Although Pixar and Disney animation thrived under the new arrangement, Disney still had a number of critical strategic problems to address. Disney was “too old” and suffering from brand fatigue as its classic but aging characters, Mickey Mouse (created in 1928) and Winnie-the-Pooh (licensed by Disney in 1961), accounted for 80 percent of consumer sales. On the other hand, Disney was also “too young” and suffering from “age compression,” meaning it appealed only to young children and not preteens, who gravitated to Nickelodeon, and certainly not to teens at all. Finally, despite its legendary animated films, over time Disney products had developed a reputation for low-quality production, poor acting, and weak scripts. Movies “High School Musical 3: Senior Year,” “Beverly Hills Chihuahua,” “Bolt,” “Confessions of a Shopaholic,” “Race to Witch Mountain,” and “Bedtime Stories” disappointed audiences and failed to meet financial goals. As you told your board of directors, “It’s not the marketplace, it’s our slate [of TV shows and movies].”

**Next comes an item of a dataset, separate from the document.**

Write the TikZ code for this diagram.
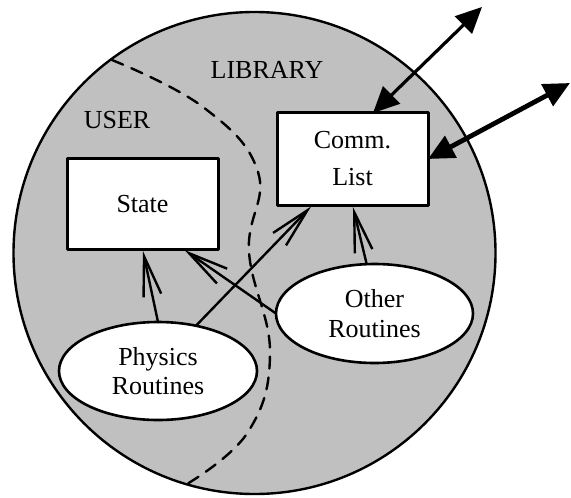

With many of Disney’s brands and products clearly suffering, you face a basic decision: Should Disney grow, stabilize, or retrench? Disney is an entertainment conglomerate with Walt Disney Studios (films), parks and resorts (including Disney Cruise lines and vacations), consumer products (i.e., toys, clothing, books, magazines, and merchandise), and media networks such as TV (ABC, ESPN, Disney Channels, ABC Family), radio, and the Disney Interactive Media Group (online, mobile, and video games and products). If Disney should grow, where? Like Pixar, is another strategic acquisition necessary? If so, who? If stability, how do you improve quality to keep doing what Disney has been doing, but even better? Finally, retrenchment would mean shrinking Disney’s size and scope. If you were to do this, what divisions would you shrink or sell?

Next, given the number of different entertainment areas that Disney has, what business is it really in? Is Disney a content business, creating characters and stories? Or is it a technology/distribution business that simply needs to find ways to buy content wherever it can, for example, by buying Pixar and then delivering that content in ways that customers want (i.e., DVDs, cable channels, iTunes, Netflix, social media, Internet TV, etc.)?

Finally, from a strategic perspective, how should Disney’s different entertainment areas be managed? Should there be one grand strategy (i.e., growth, stability, retrenchment) that every division follows, or should each division have a focused strategy for its own market and customers? Likewise, how much discretion should division managers have to set and execute their strategies, or should that be controlled and approved centrally by the strategic planning department at Disney headquarters?

If you were CEO at Disney, what would you do?